A blended name combining Toni and Ann, joining a Roman family name with 'grace.'
Toniann is a compound name joining Toni — the feminine diminutive of Anthony or Antonio, from the Roman family name Antonius whose exact etymology remains debated but is associated with the Latin for "priceless" or "inestimable" — with Ann, the anglicized form of the Hebrew Hannah, meaning "grace" or "favor." The practice of combining two given names into a single hyphenated or fused form has deep roots in both Southern American and Italian-American naming traditions, where compound names signal family loyalty and the desire to honor multiple relatives simultaneously. In Italian-American communities particularly, the Toni- prefix appears frequently in compounds: Toniann, Tonirose, Tonimarie.

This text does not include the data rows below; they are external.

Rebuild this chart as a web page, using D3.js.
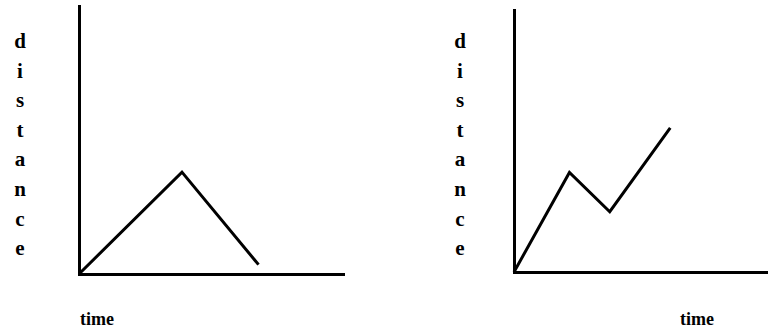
<!DOCTYPE html>
<html>
<head>
<meta charset="utf-8">
<script src="https://cdn.jsdelivr.net/npm/d3@7"></script>
<style>
html,body{margin:0;padding:0;background:#fff;}
svg{display:block;}
text{font-family:"Liberation Serif","Times New Roman",serif;font-weight:bold;fill:#000;}
</style>
</head>
<body>
<svg id="chart" width="772" height="330"></svg>
<script>
// Data
const yLabelLetters = ["d","i","s","t","a","n","c","e"];
const xLabel = "time";
const leftTimes = [0, 3.9, 6.8];
const leftDistances = [0, 3.8, 0.35];
const rightTimes = [0, 2.2, 3.8, 6.2];
const rightDistances = [0, 3.8, 2.3, 5.5];

const svg = d3.select("#chart");

const panels = [
  {times: leftTimes, dist: leftDistances, x0: 79, x1: 343, y0: 274, y1: 6, labelX: 20, timeX: 80},
  {times: rightTimes, dist: rightDistances, x0: 514, x1: 766, y0: 272, y1: 10, labelX: 460, timeX: 680}
];

panels.forEach(p => {
  const x = d3.scaleLinear().domain([0, 10]).range([p.x0, p.x1]);
  const y = d3.scaleLinear().domain([0, 10]).range([p.y0, p.y1]);
  const g = svg.append("g");

  const xAxis = g.append("g").attr("transform", `translate(0,${p.y0})`)
    .call(d3.axisBottom(x).tickValues([]).tickSizeOuter(0));
  const yAxis = g.append("g").attr("transform", `translate(${p.x0},0)`)
    .call(d3.axisLeft(y).tickValues([]).tickSizeOuter(0));
  [xAxis, yAxis].forEach(a => a.select(".domain").attr("stroke", "#000").attr("stroke-width", 3).attr("stroke-linecap", "square"));

  const data = p.times.map((t, i) => [t, p.dist[i]]);
  g.append("path").datum(data)
    .attr("fill", "none").attr("stroke", "#000").attr("stroke-width", 3)
    .attr("stroke-linejoin", "miter").attr("stroke-linecap", "butt")
    .attr("d", d3.line().x(d => x(d[0])).y(d => y(d[1])));

  g.selectAll("text.yl").data(yLabelLetters).join("text")
    .attr("class", "yl")
    .attr("x", p.labelX).attr("y", (d, i) => 48 + i * 29.6)
    .attr("text-anchor", "middle").attr("font-size", 21)
    .text(d => d);

  g.append("text").attr("x", p.timeX).attr("y", 325)
    .attr("font-size", 18).text(xLabel);
});
</script>
</body>
</html>
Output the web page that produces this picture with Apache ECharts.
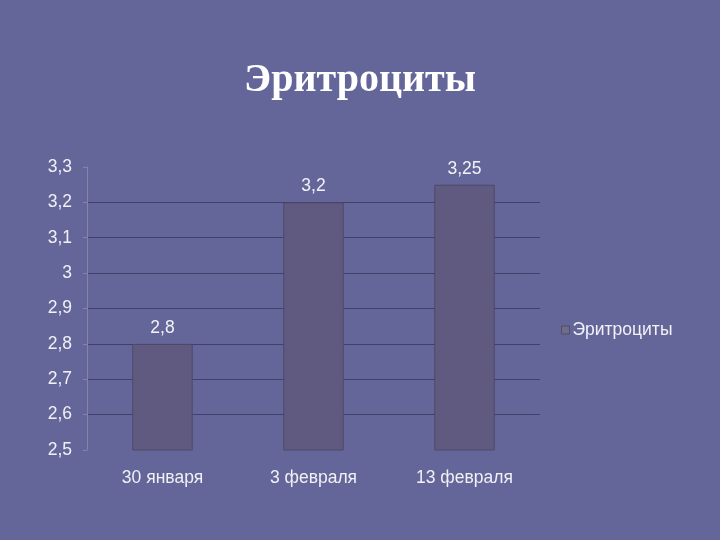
<!DOCTYPE html>
<html><head><meta charset="utf-8">
<script src="https://cdn.jsdelivr.net/npm/echarts@6/dist/echarts.min.js"></script>
<style>html,body{margin:0;padding:0;background:#64669a;}#c{width:720px;height:540px;}</style>
</head><body><div id="c"></div>
<script>
const categories = ['30 января', '3 февраля', '13 февраля'];
const values = [2.8, 3.2, 3.25];
const seriesName = 'Эритроциты';
const titleText = 'Эритроциты';

const fmt = v => String(v).replace('.', ',');
const chart = echarts.init(document.getElementById('c'));
chart.setOption({
  backgroundColor: '#64669a',
  animation: false,
  title: {
    text: titleText, left: 'center', top: 56,
    textStyle: { fontFamily: 'Liberation Serif', fontWeight: 'bold', fontSize: 40, color: '#ffffff' }
  },
  legend: {
    data: [seriesName], left: 556, top: 316, orient: 'vertical',
    itemWidth: 8, itemHeight: 8, itemGap: 4,
    icon: 'rect',
    itemStyle: { color: '#6e6c88', borderColor: '#4e4c68', borderWidth: 1 },
    textStyle: { fontFamily: 'Liberation Sans', fontSize: 17.5, color: '#f2f2f6', padding: [0, 0, 0, -2] }
  },
  grid: { left: 87, right: 180, top: 167, bottom: 90 },
  xAxis: {
    type: 'category', data: categories,
    axisLine: { show: false }, axisTick: { show: false },
    axisLabel: { fontFamily: 'Liberation Sans', fontSize: 17.5, color: '#f0f0f5', margin: 19 }
  },
  yAxis: {
    type: 'value', min: 2.5, max: 3.3, interval: 0.1,
    axisLine: { show: true, lineStyle: { color: '#8284a8', width: 1 } },
    axisTick: { show: true, length: 4, lineStyle: { color: '#8284a8' } },
    axisLabel: { fontFamily: 'Liberation Sans', fontSize: 17.5, color: '#f0f0f5', margin: 15,
      formatter: v => fmt(Math.round(v * 10) / 10) },
    splitLine: { show: true, showMinLine: false, showMaxLine: false, lineStyle: { color: '#40406a', width: 1 } }
  },
  series: [{
    name: seriesName, type: 'bar', data: values, barWidth: '40%',
    itemStyle: { color: '#605a80', borderColor: '#4e4868', borderWidth: 1 },
    label: { show: true, position: 'top', distance: 7, fontFamily: 'Liberation Sans', fontSize: 17.5,
      color: '#f2f2f6', formatter: p => fmt(p.value) }
  }]
});
</script></body></html>
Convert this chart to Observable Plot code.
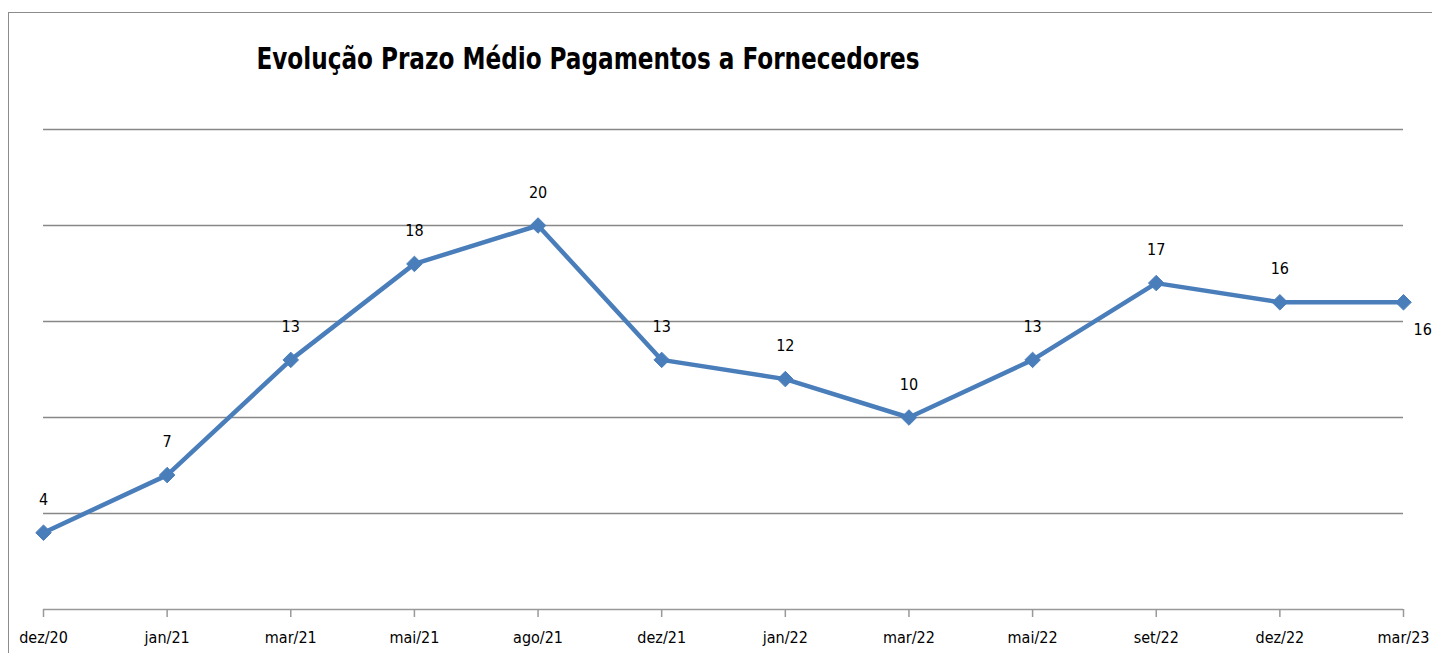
<!DOCTYPE html>
<html>
<head>
<meta charset="utf-8">
<script src="https://cdn.jsdelivr.net/npm/d3@7"></script>
<script src="https://cdn.jsdelivr.net/npm/@observablehq/plot@0.6"></script>
<style>
  html, body { margin: 0; padding: 0; background: #fff; overflow: hidden; }
  #wrap { position: relative; width: 1432px; height: 653px; }
  #frame { position: absolute; left: 8px; top: 12px; width: 1440px; height: 660px; border: 1.5px solid #8c8c8c; box-sizing: border-box; }
  #title { position: absolute; left: 0; width: 1176px; top: 40px; text-align: center;
    font-family: "DejaVu Sans Condensed", "DejaVu Sans", sans-serif; font-stretch: condensed;
    font-weight: bold; font-size: 31px; color: #000; white-space: nowrap;
    transform: scaleX(0.83); transform-origin: 588px 0; }
  #chart { position: absolute; left: 0; top: 0; }
</style>
</head>
<body>
<div id="wrap">
  <div id="frame"></div>
  <div id="chart"></div>
  <div id="title">Evolução Prazo Médio Pagamentos a Fornecedores</div>
</div>
<script>
const periods = ["dez/20","jan/21","mar/21","mai/21","ago/21","dez/21","jan/22","mar/22","mai/22","set/22","dez/22","mar/23"];
const values = [4, 7, 13, 18, 20, 13, 12, 10, 13, 17, 16, 16];
const gridValues = [5, 10, 15, 20, 25];

const data = periods.map((p, i) => ({period: p, value: values[i]}));
const lastIdx = data.length - 1;
const font = "'DejaVu Sans Condensed', 'DejaVu Sans', sans-serif";

const chart = Plot.plot({
  width: 1432,
  height: 653,
  marginLeft: 43,
  marginRight: 29,
  marginTop: 129,
  marginBottom: 44,
  style: {fontFamily: font, fontSize: "16px", color: "#000", background: "transparent", overflow: "visible"},
  x: {type: "point", domain: periods, padding: 0, round: false, label: null},
  y: {domain: [0, 25], axis: null},
  marks: [
    Plot.ruleY(gridValues, {stroke: "#888", strokeWidth: 1.5}),
    Plot.ruleY([0], {stroke: "#999", strokeWidth: 1.5}),
    Plot.axisX({tickSize: 8, tickPadding: 14, stroke: "#999", strokeWidth: 1.5, fill: "#000", fontSize: 16, fontFamily: font}),
    Plot.line(data, {x: "period", y: "value", stroke: "#4a7ebb", strokeWidth: 4.5}),
    Plot.dot(data, {x: "period", y: "value", symbol: "diamond2", r: 7, fill: "#4a7ebb", stroke: "#4a7ebb", strokeWidth: 1}),
    Plot.text(data.filter((d, i) => i !== lastIdx), {x: "period", y: "value", text: d => String(d.value), dy: -33, fontSize: 16, fill: "#000", fontFamily: font}),
    Plot.text(data.filter((d, i) => i === lastIdx), {x: "period", y: "value", text: d => String(d.value), dy: 28, dx: 10, textAnchor: "start", fontSize: 16, fill: "#000", fontFamily: font})
  ]
});
document.getElementById("chart").appendChild(chart);
</script>
</body>
</html>
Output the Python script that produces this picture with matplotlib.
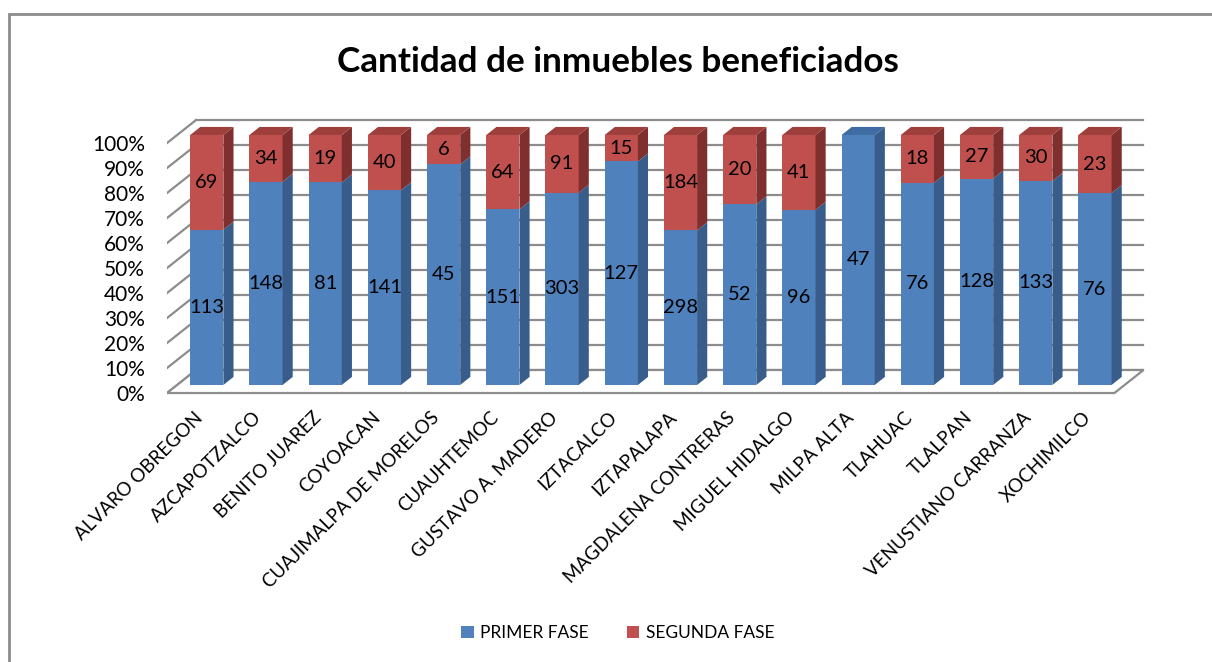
import numpy as np
import matplotlib.pyplot as plt
from matplotlib.patches import Polygon, Rectangle, Patch

plt.rcParams['font.family'] = ['Lato', 'DejaVu Sans']

municipios = ["ALVARO OBREGON", "AZCAPOTZALCO", "BENITO JUAREZ", "COYOACAN",
              "CUAJIMALPA DE MORELOS", "CUAUHTEMOC", "GUSTAVO A. MADERO", "IZTACALCO",
              "IZTAPALAPA", "MAGDALENA CONTRERAS", "MIGUEL HIDALGO", "MILPA ALTA",
              "TLAHUAC", "TLALPAN", "VENUSTIANO CARRANZA", "XOCHIMILCO"]
primer_fase = [113, 148, 81, 141, 45, 151, 303, 127, 298, 52, 96, 47, 76, 128, 133, 76]
segunda_fase = [69, 34, 19, 40, 6, 64, 91, 15, 184, 20, 41, 0, 18, 27, 30, 23]
y_ticks = list(range(0, 101, 10))

# colores estilo Excel
azul = ("#4F81BD", "#385D8A", "#3F6DA3")
rojo = ("#C0504D", "#7F302E", "#9E3F3C")
gris = "#8C8C8C"

primer = np.array(primer_fase, dtype=float)
segunda = np.array(segunda_fase, dtype=float)
total = primer + segunda
p1 = 100 * primer / total
x = np.arange(len(municipios))

fig = plt.figure(figsize=(12.12, 6.62), dpi=100)
ax = fig.add_axes([0.1378, 0.395, 0.8086, 0.4267])
ax.set_xlim(-0.5, 16.05)
ax.set_ylim(-3, 110)

# profundidad del efecto 3D
DX, DY = 0.49, 9.2
f0, f1 = 0.35, 0.70
W = 0.56
n = len(municipios)

# paredes y piso
for v in y_ticks:
    ax.plot([-0.5, -0.5 + DX], [v, v + DY], color=gris, lw=1.6, zorder=1)
    ax.plot([-0.5 + DX, n - 0.5 + DX], [v + DY, v + DY], color=gris, lw=1.6, zorder=1)
piso = [(-0.5, 0), (n - 0.5, 0), (n - 0.5 + DX, DY), (-0.5 + DX, DY)]
ax.add_patch(Polygon(piso, closed=True, facecolor="white", edgecolor=gris, lw=1.6, zorder=2))

ox, oy = f0 * DX, f0 * DY
sx, sy = (f1 - f0) * DX, (f1 - f0) * DY

for i in range(n):
    x0 = x[i] - W / 2 + ox
    segmentos = [(0, p1[i], azul, primer_fase[i]), (p1[i], 100, rojo, segunda_fase[i])]
    for b, t, col, val in segmentos:
        if t - b <= 0:
            continue
        frente = [(x0, b + oy), (x0 + W, b + oy), (x0 + W, t + oy), (x0, t + oy)]
        lado = [(x0 + W, b + oy), (x0 + W + sx, b + oy + sy),
                (x0 + W + sx, t + oy + sy), (x0 + W, t + oy)]
        ax.add_patch(Polygon(frente, closed=True, facecolor=col[0], edgecolor="none", zorder=3))
        ax.add_patch(Polygon(lado, closed=True, facecolor=col[1], edgecolor="none", zorder=3))
        if t >= 100:
            tapa = [(x0, t + oy), (x0 + W, t + oy), (x0 + W + sx, t + oy + sy), (x0 + sx, t + oy + sy)]
            ax.add_patch(Polygon(tapa, closed=True, facecolor=col[2], edgecolor="none", zorder=3))
        if val > 0:
            ax.text(x[i] + ox, (b + t) / 2 + oy, str(val), ha="center", va="center",
                    fontsize=14.5, color="black", zorder=4)

ax.set_yticks(y_ticks, [f"{v}%" for v in y_ticks], fontsize=15)
ax.set_xticks(x + ox - 0.22, municipios, rotation=45, ha="right", rotation_mode="anchor",
              fontsize=13.5)
ax.tick_params(axis="y", length=0, pad=16)
ax.tick_params(axis="x", length=0, pad=6)
for s in ax.spines.values():
    s.set_visible(False)

fig.text(0.51, 1 - 62 / 662, "Cantidad de inmuebles beneficiados", ha="center", va="center",
         fontsize=25.3, fontweight="bold")

handles = [Patch(facecolor=azul[0], label="PRIMER FASE"), Patch(facecolor=rojo[0], label="SEGUNDA FASE")]
fig.legend(handles=handles, loc="center", bbox_to_anchor=(0.51, 1 - 633 / 662), ncol=2,
           frameon=False, fontsize=12.5, handlelength=0.7, handleheight=0.7,
           handletextpad=0.4, columnspacing=2.2)

# borde del área del gráfico
fig.add_artist(Rectangle((9 / 1212, -0.1), 1.2, 1 - 14 / 662 + 0.1, transform=fig.transFigure,
                         fill=False, edgecolor="#8C8C8C", lw=2))

fig.savefig("out.png", dpi=100)
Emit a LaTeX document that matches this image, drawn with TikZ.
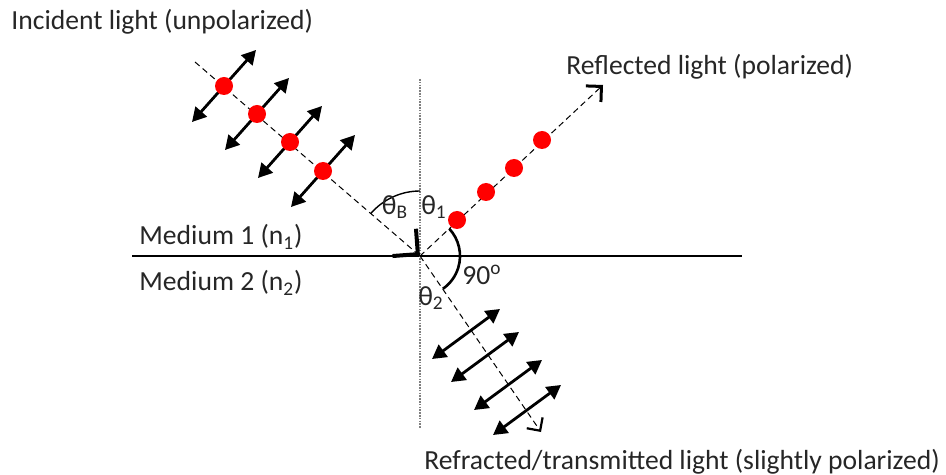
\documentclass[tikz,border=0pt]{standalone}
\usepackage{fontspec}
\setmainfont{Carlito}
\usetikzlibrary{arrows.meta}
\tikzset{
	ray/.style={dash pattern=on 3pt off 2pt,line width=0.5pt},
	pol/.style={{Triangle[length=7pt,width=7.5pt]}-{Triangle[length=7pt,width=7.5pt]},line width=1.4pt},
	dot/.style={circle,fill=red,inner sep=0pt,minimum size=9pt},
	lbl/.style={inner sep=0pt,text=black!85,font=\fontsize{13.8}{15}\selectfont}
}
\begin{document}
\begin{tikzpicture}[x=0.5pt,y=-0.5pt]
	\useasboundingbox (0,0) rectangle (946,475);
	\coordinate (O) at (420,256);
	\coordinate (src) at (195,62);
	\coordinate (rfl) at (603,85);
	\coordinate (rfr) at (541,432);
	\coordinate (left) at (132,256);
	\coordinate (right) at (742,256);
	\coordinate (top) at (420,79);
	\coordinate (bottom) at (420,428);
	\draw[line width=1pt] (left) -- (right);
	\draw[gray,dash pattern=on 0.8pt off 0.6pt,line width=0.6pt] (top) -- (bottom);
	\draw[ray,-{Straight Barb[length=9pt,width=18pt,line width=2pt]}] (src) -- (O);
	\draw[ray,-{Straight Barb[length=5.5pt,width=11pt,line width=1.5pt]}] (O) -- (rfl);
	\draw[ray,-{Straight Barb[length=4.8pt,width=9.6pt,line width=1.1pt]}] (O) -- (rfr);
	\draw[line width=0.7pt] (O) ++(-139:65) arc[start angle=-139,end angle=-90,radius=65];
	\draw[line width=1.3pt] (O) ++(-43:40) arc[start angle=-43,end angle=55,radius=40];
	\foreach \x/\y [count=\i] in {224/86,257/114,290/142,323/171}{
		\coordinate (i\i) at (\x,\y);
		\draw[pol] (i\i) ++(-32,36) -- ++(64,-72);
		\node[dot] (d\i) at (i\i) {};
	}
	\foreach \x/\y [count=\i] in {457/220,486/192,514/168,542/140}
		\node[dot] (r\i) at (\x,\y) {};
	\foreach \x/\y [count=\i] in {466/334,485/357,508/385,527/410}{
		\coordinate (t\i) at (\x,\y);
		\draw[pol] (t\i) ++(-34,25) -- ++(68,-50);
	}
	\node[lbl,anchor=west] (inclbl) at (11,22) {Incident light (unpolarized)};
	\node[lbl,anchor=west] (refllbl) at (566,67) {Reflected light (polarized)};
	\node[lbl,anchor=west] (refrlbl) at (424,462) {Refracted/transmitted light (slightly polarized)};
	\node[lbl,anchor=west] (med1) at (139,237) {Medium 1 (n\textsubscript{1})};
	\node[lbl,anchor=west] (med2) at (139,283) {Medium 2 (n\textsubscript{2})};
	\node[lbl] (thB) at (395,207) {θ\textsubscript{B}};
	\node[lbl] (th1) at (434,207) {θ\textsubscript{1}};
	\node[lbl] (th2) at (431,298) {θ\textsubscript{2}};
	\node[lbl] (ang) at (482,275) {90\textsuperscript{o}};
\end{tikzpicture}
\end{document}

These names flourished in the mid-20th century in densely Italian neighborhoods from New York to New Jersey to Chicago, where they functioned as a distinctly American hybrid — Italian affection for the double given name fused with the Anglo-American Ann that parents felt would ease their children's passage into mainstream American life. The names that resulted were unmistakably New World creations, belonging to a specific immigrant experience and generational moment. Today Toniann carries a warm retro charge — it speaks of aunts in aprons, Sunday gravy, and kitchen tables laden with food.
It is a name with community embedded in it, carrying the texture of a specific cultural world. For bearers with Italian-American heritage, the name is often a living family document; for those without, it offers the charm of a name that is phonetically vivid, immediately understandable, and entirely unambiguous about the warmth of the person who chose it.